With an avid interest in technology and personal finance, I decided to explore the connection between the two. And during the research, I discovered two important aspects:
1. People are making themselves flexible to the digital aspect of finance, such as mobile banking.
2. People are also using digital devices to enhance the productivity of their fiscal activities. This can be seen from the emergence of personal finance management systems and smartphone banking.
I also came across a Pew Research center report, which highlighted that by July 2013, 35% of smartphone owner have opted for mobile banking. In addition, 51% of the adult population in the U.S. banks online. These are important figures from the personal finance point of view.
Banks are also adapting to the technological advancement, as I routinely get updates from my personal bank after downloading their native app. It’s usual for me to receive texts related to promotions, account balance, recent transactions etc. A Federal Reserve study backs this change by pointing out 87% of mobile users are opting for mobile banking to be aware of their balance and transactions.
What I Found
It is pretty easy to get confused with so many services being offered. However, I was able to find some significant trends.
First of all, there is a lot more to mobile banking than the mere account checking. Apart from day to day updates, mobile banking benefits also include intelligent analysis on your banking habits and personal finance. This means that you can also monitor personal investments with real time data updates. Such services help in adding intelligence to personal finance. And with mobile banking apps, transactions can be made within few seconds.
Using my personal bank application has added a lot of responsibility to the way I manage my payments. My transactions are organized and every now and then, I receive new incentives from the bank. I also combine the use of the native app with other personal finance tools to streamline all financial activity.
Virtual tools Have A Role
From a personal point of view, virtual tools are really useful. I’ll brief you on how they can be used by anyone (if a noob like me did it, so can you). I’ll also give examples of tools that I have used and found useful.
I’ll start off with Mint, which is an excellent example in this regard of managing financial data and organization of spending habits. Mint is pretty similar to Facebook with the obvious difference being that Mint handles my financial life instead of my social one.

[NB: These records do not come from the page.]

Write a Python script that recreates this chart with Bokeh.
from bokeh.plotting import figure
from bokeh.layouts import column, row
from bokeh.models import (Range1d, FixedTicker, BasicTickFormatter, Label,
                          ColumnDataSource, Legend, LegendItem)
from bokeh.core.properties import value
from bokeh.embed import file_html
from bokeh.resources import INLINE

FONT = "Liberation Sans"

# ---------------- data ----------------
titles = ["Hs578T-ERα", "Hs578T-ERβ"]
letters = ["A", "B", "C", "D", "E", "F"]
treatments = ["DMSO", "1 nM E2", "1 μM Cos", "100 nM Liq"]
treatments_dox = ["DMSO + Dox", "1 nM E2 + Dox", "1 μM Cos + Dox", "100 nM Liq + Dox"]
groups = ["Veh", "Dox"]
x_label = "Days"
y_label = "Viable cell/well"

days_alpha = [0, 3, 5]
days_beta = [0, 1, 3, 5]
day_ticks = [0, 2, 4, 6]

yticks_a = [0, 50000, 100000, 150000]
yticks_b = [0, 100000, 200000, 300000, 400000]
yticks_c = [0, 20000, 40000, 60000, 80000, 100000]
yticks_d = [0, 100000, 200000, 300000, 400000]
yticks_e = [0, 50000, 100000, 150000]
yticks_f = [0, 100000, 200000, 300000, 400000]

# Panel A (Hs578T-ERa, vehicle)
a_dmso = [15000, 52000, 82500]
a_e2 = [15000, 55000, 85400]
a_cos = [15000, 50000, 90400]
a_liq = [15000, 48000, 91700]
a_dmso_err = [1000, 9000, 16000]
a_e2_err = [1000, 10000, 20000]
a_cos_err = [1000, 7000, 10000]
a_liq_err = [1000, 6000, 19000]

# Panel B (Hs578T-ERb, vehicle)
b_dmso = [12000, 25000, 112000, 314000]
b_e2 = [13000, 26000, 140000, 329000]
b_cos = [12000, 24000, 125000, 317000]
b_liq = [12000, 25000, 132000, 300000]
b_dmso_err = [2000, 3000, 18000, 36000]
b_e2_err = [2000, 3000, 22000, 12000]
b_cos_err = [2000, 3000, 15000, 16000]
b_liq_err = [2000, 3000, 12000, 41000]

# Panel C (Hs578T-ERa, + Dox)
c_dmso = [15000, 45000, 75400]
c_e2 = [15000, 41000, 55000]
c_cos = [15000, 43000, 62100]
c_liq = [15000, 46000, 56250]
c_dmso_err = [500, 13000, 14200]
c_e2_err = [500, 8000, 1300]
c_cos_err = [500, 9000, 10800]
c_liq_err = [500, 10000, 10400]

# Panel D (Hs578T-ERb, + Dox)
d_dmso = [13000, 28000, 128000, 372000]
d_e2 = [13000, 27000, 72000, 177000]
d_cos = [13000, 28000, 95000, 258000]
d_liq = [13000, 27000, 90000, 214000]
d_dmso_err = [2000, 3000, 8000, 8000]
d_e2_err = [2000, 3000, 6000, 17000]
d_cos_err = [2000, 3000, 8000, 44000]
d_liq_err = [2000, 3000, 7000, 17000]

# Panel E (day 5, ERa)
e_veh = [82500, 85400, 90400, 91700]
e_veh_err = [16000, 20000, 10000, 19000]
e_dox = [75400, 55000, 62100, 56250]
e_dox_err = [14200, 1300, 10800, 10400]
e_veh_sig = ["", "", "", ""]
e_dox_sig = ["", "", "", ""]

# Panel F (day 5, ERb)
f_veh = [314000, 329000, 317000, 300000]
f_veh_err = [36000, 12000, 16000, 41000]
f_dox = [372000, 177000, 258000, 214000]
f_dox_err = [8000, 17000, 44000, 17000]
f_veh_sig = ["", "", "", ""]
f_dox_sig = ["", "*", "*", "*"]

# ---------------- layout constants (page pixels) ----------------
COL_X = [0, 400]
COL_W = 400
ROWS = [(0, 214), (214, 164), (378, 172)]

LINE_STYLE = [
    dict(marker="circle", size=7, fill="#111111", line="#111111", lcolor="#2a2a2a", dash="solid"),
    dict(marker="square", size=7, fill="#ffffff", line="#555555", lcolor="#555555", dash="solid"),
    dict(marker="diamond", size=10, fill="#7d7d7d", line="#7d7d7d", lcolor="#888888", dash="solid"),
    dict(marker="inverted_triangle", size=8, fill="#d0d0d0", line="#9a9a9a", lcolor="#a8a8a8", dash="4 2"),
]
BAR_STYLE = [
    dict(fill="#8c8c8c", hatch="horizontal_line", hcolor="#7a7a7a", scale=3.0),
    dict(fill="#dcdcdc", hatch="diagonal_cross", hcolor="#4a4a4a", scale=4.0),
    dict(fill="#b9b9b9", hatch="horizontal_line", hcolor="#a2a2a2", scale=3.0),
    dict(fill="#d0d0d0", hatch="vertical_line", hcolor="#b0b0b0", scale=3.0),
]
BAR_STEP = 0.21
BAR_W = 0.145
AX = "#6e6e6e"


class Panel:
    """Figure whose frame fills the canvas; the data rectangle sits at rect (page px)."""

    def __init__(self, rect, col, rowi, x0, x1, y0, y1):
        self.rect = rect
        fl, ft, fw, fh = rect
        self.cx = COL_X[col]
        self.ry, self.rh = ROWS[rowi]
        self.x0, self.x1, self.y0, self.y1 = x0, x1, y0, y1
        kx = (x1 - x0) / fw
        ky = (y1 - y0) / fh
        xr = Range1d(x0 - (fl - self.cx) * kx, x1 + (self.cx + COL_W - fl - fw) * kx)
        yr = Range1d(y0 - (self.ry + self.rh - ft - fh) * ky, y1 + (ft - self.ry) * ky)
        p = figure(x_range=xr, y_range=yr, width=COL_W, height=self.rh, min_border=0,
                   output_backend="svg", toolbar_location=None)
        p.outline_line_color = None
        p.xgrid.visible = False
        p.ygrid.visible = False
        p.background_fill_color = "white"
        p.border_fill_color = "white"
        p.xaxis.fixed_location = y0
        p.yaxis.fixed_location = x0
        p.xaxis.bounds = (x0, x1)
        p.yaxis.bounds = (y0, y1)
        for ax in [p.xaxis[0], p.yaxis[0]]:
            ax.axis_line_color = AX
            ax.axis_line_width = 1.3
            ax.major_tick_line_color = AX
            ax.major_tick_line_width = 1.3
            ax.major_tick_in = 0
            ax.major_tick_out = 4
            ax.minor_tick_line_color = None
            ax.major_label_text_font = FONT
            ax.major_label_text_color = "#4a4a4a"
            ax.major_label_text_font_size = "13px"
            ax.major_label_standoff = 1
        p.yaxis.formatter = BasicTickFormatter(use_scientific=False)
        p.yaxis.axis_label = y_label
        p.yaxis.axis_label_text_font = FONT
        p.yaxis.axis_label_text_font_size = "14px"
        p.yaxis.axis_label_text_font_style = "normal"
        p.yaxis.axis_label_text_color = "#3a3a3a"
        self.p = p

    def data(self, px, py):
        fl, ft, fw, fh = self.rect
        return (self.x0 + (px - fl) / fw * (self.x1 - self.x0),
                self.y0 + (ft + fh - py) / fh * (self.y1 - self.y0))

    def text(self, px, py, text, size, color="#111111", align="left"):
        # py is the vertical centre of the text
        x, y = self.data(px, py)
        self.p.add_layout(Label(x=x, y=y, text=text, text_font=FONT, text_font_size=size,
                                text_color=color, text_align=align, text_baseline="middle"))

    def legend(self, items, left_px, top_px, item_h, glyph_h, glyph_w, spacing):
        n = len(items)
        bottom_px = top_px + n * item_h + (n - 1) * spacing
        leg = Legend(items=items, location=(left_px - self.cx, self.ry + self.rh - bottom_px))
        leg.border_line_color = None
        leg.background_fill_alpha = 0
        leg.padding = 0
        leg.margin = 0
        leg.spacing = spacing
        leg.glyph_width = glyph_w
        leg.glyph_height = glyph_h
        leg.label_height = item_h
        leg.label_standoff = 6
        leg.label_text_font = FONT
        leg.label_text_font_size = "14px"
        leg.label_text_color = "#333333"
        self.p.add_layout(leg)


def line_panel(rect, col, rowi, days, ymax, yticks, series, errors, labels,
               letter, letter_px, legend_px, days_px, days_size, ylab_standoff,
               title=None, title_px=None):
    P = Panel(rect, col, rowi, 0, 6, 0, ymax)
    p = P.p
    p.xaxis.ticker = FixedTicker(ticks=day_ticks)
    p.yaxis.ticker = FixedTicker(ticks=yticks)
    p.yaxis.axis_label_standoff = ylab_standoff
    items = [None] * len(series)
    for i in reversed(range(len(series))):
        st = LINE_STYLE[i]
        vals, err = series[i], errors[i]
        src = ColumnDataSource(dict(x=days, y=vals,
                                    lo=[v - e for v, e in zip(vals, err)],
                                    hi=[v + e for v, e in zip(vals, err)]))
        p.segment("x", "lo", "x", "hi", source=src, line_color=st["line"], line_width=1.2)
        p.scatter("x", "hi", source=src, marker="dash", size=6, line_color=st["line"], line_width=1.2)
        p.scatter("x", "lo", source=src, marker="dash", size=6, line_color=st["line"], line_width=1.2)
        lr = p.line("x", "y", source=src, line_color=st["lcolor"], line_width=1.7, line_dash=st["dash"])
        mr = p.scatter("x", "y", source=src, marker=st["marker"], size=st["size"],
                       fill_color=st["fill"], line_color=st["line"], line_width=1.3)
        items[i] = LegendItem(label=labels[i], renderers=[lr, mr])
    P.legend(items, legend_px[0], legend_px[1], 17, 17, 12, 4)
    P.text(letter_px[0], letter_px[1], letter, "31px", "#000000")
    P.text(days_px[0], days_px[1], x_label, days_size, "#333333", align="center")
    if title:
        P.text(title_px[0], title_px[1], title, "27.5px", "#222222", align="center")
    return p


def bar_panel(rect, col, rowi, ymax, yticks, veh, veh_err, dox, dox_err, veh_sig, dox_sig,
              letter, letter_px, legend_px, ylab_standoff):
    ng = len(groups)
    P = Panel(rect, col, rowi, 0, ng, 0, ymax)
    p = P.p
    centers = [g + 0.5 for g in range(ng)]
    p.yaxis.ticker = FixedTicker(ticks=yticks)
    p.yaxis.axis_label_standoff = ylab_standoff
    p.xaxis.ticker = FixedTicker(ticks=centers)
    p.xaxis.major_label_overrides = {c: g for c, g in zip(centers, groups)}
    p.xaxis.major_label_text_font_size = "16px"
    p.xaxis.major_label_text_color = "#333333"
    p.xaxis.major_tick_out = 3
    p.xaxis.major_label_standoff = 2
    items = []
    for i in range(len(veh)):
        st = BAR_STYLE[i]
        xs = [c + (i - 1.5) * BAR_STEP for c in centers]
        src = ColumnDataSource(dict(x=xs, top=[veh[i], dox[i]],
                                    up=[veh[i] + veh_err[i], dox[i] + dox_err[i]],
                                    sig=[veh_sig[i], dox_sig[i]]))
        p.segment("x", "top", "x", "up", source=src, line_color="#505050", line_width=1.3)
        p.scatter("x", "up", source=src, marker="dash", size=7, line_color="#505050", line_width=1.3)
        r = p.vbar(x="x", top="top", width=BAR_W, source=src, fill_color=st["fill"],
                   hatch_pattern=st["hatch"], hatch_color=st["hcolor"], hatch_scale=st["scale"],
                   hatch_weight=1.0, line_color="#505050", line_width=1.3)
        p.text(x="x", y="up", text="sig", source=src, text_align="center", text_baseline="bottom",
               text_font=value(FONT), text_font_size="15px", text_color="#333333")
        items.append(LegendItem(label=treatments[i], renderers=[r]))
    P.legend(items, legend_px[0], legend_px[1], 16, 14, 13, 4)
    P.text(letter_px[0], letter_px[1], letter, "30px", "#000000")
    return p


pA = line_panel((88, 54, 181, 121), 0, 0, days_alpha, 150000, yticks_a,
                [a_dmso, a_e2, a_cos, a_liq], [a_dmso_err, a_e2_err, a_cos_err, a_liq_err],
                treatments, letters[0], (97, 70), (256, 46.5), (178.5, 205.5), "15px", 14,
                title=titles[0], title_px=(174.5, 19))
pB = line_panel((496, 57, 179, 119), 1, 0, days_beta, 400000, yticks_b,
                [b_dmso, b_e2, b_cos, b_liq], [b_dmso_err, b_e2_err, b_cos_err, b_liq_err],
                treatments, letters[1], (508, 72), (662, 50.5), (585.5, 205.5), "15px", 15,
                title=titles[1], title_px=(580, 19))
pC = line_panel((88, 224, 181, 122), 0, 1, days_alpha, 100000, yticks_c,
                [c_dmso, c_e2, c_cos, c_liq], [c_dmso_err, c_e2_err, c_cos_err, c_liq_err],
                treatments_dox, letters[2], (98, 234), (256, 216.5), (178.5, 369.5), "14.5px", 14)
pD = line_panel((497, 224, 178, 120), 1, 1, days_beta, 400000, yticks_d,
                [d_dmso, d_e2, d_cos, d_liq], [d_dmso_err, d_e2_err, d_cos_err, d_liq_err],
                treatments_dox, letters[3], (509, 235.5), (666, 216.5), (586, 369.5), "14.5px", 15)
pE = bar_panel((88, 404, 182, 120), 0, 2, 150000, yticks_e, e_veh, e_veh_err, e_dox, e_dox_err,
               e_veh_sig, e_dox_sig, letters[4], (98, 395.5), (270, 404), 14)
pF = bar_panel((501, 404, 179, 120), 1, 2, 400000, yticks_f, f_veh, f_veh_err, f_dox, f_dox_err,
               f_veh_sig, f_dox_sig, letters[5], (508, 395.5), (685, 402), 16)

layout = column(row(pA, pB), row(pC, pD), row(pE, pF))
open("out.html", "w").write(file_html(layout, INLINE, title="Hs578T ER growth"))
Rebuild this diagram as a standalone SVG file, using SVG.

Moreover, online tax preparation tools have worked well for me. These save you the trouble of erroneous or haphazard filing. One innovation of my own is that the mobile banking app can be used in combination with the various personal finance management tools. The data becomes integrated and you can do multiple tasks simultaneously.
Instead of opting for a one stop solution, you can explore multiple options to enhance the productivity of your personal finance activities.
For instance, Check.me targets payments and budgeting. It helps you to be on top of your payments and keep everything digitized. By sending timely reminders, it keeps you from falling behind in your payments. When it comes to personal finance, there is a lot to monitor. Check.me can work simultaneously with your mobile banking app to manage savings, retirement and credit card accounts.
Another worthwhile addition to the virtual tools for personal finance is Doxo. It is different in the sense that it targets household expenses. So while one tool would focus on your bill payments, this would manage household payments. This is an excellent example of integration. It can be treated as an online filing cabinet. Data from your mobile banking app, utility provider, cable provider etc. is arranged and can be accessed immediately.
One thing that should be clear by now is that while the virtual world is aiding personal finance, there is also a need for a method of use.
A number of people recommend me certain tools but I have found that only ‘I’ can make the right choice since only I know my finances better. Like, with the example of a banking app, Check.me and Doxo can be used in combination to form a personal finance ‘suite’.
Now that I have explained my personal experience with these tools, I would cap it off with some security advice. Whatever tool you use, just check if they are approved for security.
The systems that I have mentioned above use verified security by providers such as TRUSTe, VeriSign, MacAfee, etc. So, if you opt for one of your choice, apply the same indicators on them too.
Evolving to the virtual aspect of finance makes sense for a number of reasons. However, instead of simply jumping the bandwagon, educate yourself and make intelligent decisions.